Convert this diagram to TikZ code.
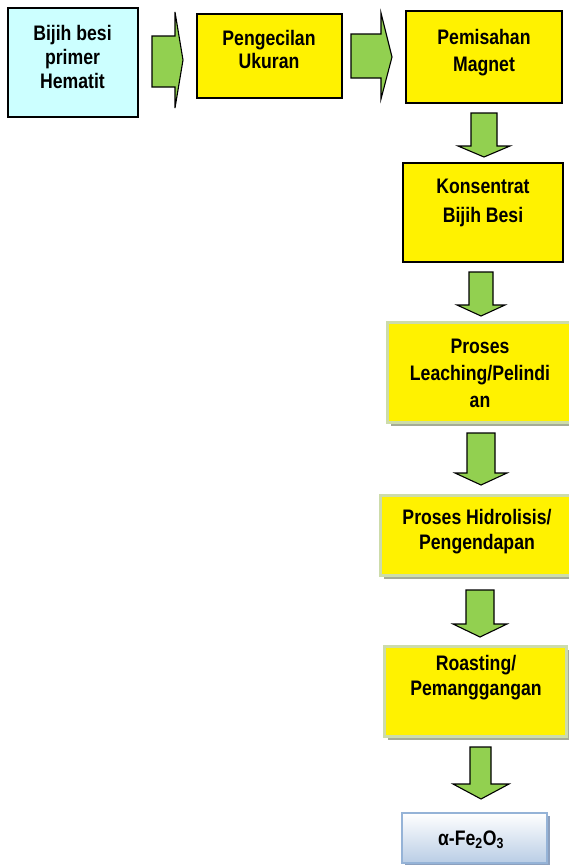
\documentclass[tikz,border=0pt]{standalone}
\usepackage{fontspec}
\setmainfont{Liberation Sans}[FakeStretch=0.84]
\usetikzlibrary{shadows}
\definecolor{agreen}{RGB}{146,208,80}
\definecolor{lcyan}{RGB}{204,255,255}
\definecolor{pborder}{RGB}{205,220,170}
\definecolor{pshadow}{RGB}{166,172,150}
\definecolor{bborder}{RGB}{149,179,215}
\definecolor{bshadow}{RGB}{140,160,190}
\definecolor{bbottom}{RGB}{185,205,229}
\tikzset{
  boxA/.style={draw=black, line width=1.8pt, fill=yellow, inner sep=0pt},
  boxB/.style={draw=pborder, line width=3pt, fill=yellow, inner sep=0pt,
    general shadow={shadow xshift=4pt, shadow yshift=-4pt, fill=pshadow}},
  boxC/.style={draw=bborder, line width=1.5pt, inner sep=0pt,
    top color=white, bottom color=bbottom,
    general shadow={shadow xshift=3pt, shadow yshift=-3pt, fill=bshadow}},
  blk/.style={draw=black, line width=1.1pt, fill=agreen, line join=miter},
  lbl/.style={font=\fontsize{21}{#1}\selectfont\bfseries, align=center, inner sep=0pt, anchor=north},
  lbl/.default=24
}
\begin{document}
\begin{tikzpicture}[x=1pt,y=-1pt]
\useasboundingbox (0,0) rectangle (569,865);
% boxes
\node[boxA, fill=lcyan, minimum width=130, minimum height=109] (b1) at (73,62.5) {};
\node[boxA, minimum width=145, minimum height=84] (b2) at (269.5,56) {};
\node[boxA, minimum width=156, minimum height=92] (b3) at (484,57) {};
\node[boxA, minimum width=160, minimum height=99] (b4) at (483,212.5) {};
\node[boxB, minimum width=188, minimum height=100] (b5) at (481,372) {};
\node[boxB, minimum width=195, minimum height=80] (b6) at (477.5,535) {};
\node[boxB, minimum width=182, minimum height=90] (b7) at (475,691) {};
\node[boxC, minimum width=145, minimum height=50] (b8) at (474.5,838) {};
% labels
\node[lbl=24] (t1) at (72.5,25) {Bijih besi\\primer\\Hematit};
\node[lbl=23] (t2) at (269,30) {Pengecilan\\Ukuran};
\node[lbl=27] (t3) at (484,29) {Pemisahan\\Magnet};
\node[lbl=29] (t4) at (483,179) {Konsentrat\\Bijih Besi};
\node[lbl=27] (t5) at (480,339) {Proses\\Leaching/Pelindi\\an};
\node[lbl=25] (t6) at (477,509) {Proses Hidrolisis/\\Pengendapan};
\node[lbl=25] (t7) at (476,655) {Roasting/\\Pemanggangan};
\node[lbl] (t8) at (471,831) {α-Fe\textsubscript{2}O\textsubscript{3}};
% block arrows
\draw[blk] (152,36) -- (175,36) -- (175,12) -- (183,60) -- (175,108) -- (175,87) -- (152,87) -- cycle;
\draw[blk] (351,34) -- (381,34) -- (381,13) -- (392,57) -- (381,99) -- (381,78) -- (351,78) -- cycle;
\draw[blk] (471,113) -- (497,113) -- (497,146) -- (510,146) -- (484,157) -- (458,146) -- (471,146) -- cycle;
\draw[blk] (469,272) -- (493,272) -- (493,305) -- (505,305) -- (481,316) -- (457,305) -- (469,305) -- cycle;
\draw[blk] (467,433) -- (495,433) -- (495,473) -- (507,473) -- (481,485) -- (455,473) -- (467,473) -- cycle;
\draw[blk] (466,590) -- (494,590) -- (494,624) -- (507,624) -- (480,637) -- (453,624) -- (466,624) -- cycle;
\draw[blk] (470,747) -- (491,747) -- (491,784) -- (509,784) -- (481,799) -- (453,784) -- (470,784) -- cycle;
\end{tikzpicture}
\end{document}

=======

> [PROBLEM REQUIREMENTS]
Every line of the data above should be quoted exactly. Omit the pictures.

> [EXERCISE ANSWER]
Convert this diagram to TikZ code.
\documentclass[tikz,border=0pt]{standalone}
\usepackage{fontspec}
\setmainfont{Liberation Sans}[FakeStretch=0.84]
\usetikzlibrary{shadows}
\definecolor{agreen}{RGB}{146,208,80}
\definecolor{lcyan}{RGB}{204,255,255}
\definecolor{pborder}{RGB}{205,220,170}
\definecolor{pshadow}{RGB}{166,172,150}
\definecolor{bborder}{RGB}{149,179,215}
\definecolor{bshadow}{RGB}{140,160,190}
\definecolor{bbottom}{RGB}{185,205,229}
\tikzset{
  boxA/.style={draw=black, line width=1.8pt, fill=yellow, inner sep=0pt},
  boxB/.style={draw=pborder, line width=3pt, fill=yellow, inner sep=0pt,
    general shadow={shadow xshift=4pt, shadow yshift=-4pt, fill=pshadow}},
  boxC/.style={draw=bborder, line width=1.5pt, inner sep=0pt,
    top color=white, bottom color=bbottom,
    general shadow={shadow xshift=3pt, shadow yshift=-3pt, fill=bshadow}},
  blk/.style={draw=black, line width=1.1pt, fill=agreen, line join=miter},
  lbl/.style={font=\fontsize{21}{#1}\selectfont\bfseries, align=center, inner sep=0pt, anchor=north},
  lbl/.default=24
}
\begin{document}
\begin{tikzpicture}[x=1pt,y=-1pt]
\useasboundingbox (0,0) rectangle (569,865);
% boxes
\node[boxA, fill=lcyan, minimum width=130, minimum height=109] (b1) at (73,62.5) {};
\node[boxA, minimum width=145, minimum height=84] (b2) at (269.5,56) {};
\node[boxA, minimum width=156, minimum height=92] (b3) at (484,57) {};
\node[boxA, minimum width=160, minimum height=99] (b4) at (483,212.5) {};
\node[boxB, minimum width=188, minimum height=100] (b5) at (481,372) {};
\node[boxB, minimum width=195, minimum height=80] (b6) at (477.5,535) {};
\node[boxB, minimum width=182, minimum height=90] (b7) at (475,691) {};
\node[boxC, minimum width=145, minimum height=50] (b8) at (474.5,838) {};
% labels
\node[lbl=24] (t1) at (72.5,25) {Bijih besi\\primer\\Hematit};
\node[lbl=23] (t2) at (269,30) {Pengecilan\\Ukuran};
\node[lbl=27] (t3) at (484,29) {Pemisahan\\Magnet};
\node[lbl=29] (t4) at (483,179) {Konsentrat\\Bijih Besi};
\node[lbl=27] (t5) at (480,339) {Proses\\Leaching/Pelindi\\an};
\node[lbl=25] (t6) at (477,509) {Proses Hidrolisis/\\Pengendapan};
\node[lbl=25] (t7) at (476,655) {Roasting/\\Pemanggangan};
\node[lbl] (t8) at (471,831) {α-Fe\textsubscript{2}O\textsubscript{3}};
% block arrows
\draw[blk] (152,36) -- (175,36) -- (175,12) -- (183,60) -- (175,108) -- (175,87) -- (152,87) -- cycle;
\draw[blk] (351,34) -- (381,34) -- (381,13) -- (392,57) -- (381,99) -- (381,78) -- (351,78) -- cycle;
\draw[blk] (471,113) -- (497,113) -- (497,146) -- (510,146) -- (484,157) -- (458,146) -- (471,146) -- cycle;
\draw[blk] (469,272) -- (493,272) -- (493,305) -- (505,305) -- (481,316) -- (457,305) -- (469,305) -- cycle;
\draw[blk] (467,433) -- (495,433) -- (495,473) -- (507,473) -- (481,485) -- (455,473) -- (467,473) -- cycle;
\draw[blk] (466,590) -- (494,590) -- (494,624) -- (507,624) -- (480,637) -- (453,624) -- (466,624) -- cycle;
\draw[blk] (470,747) -- (491,747) -- (491,784) -- (509,784) -- (481,799) -- (453,784) -- (470,784) -- cycle;
\end{tikzpicture}
\end{document}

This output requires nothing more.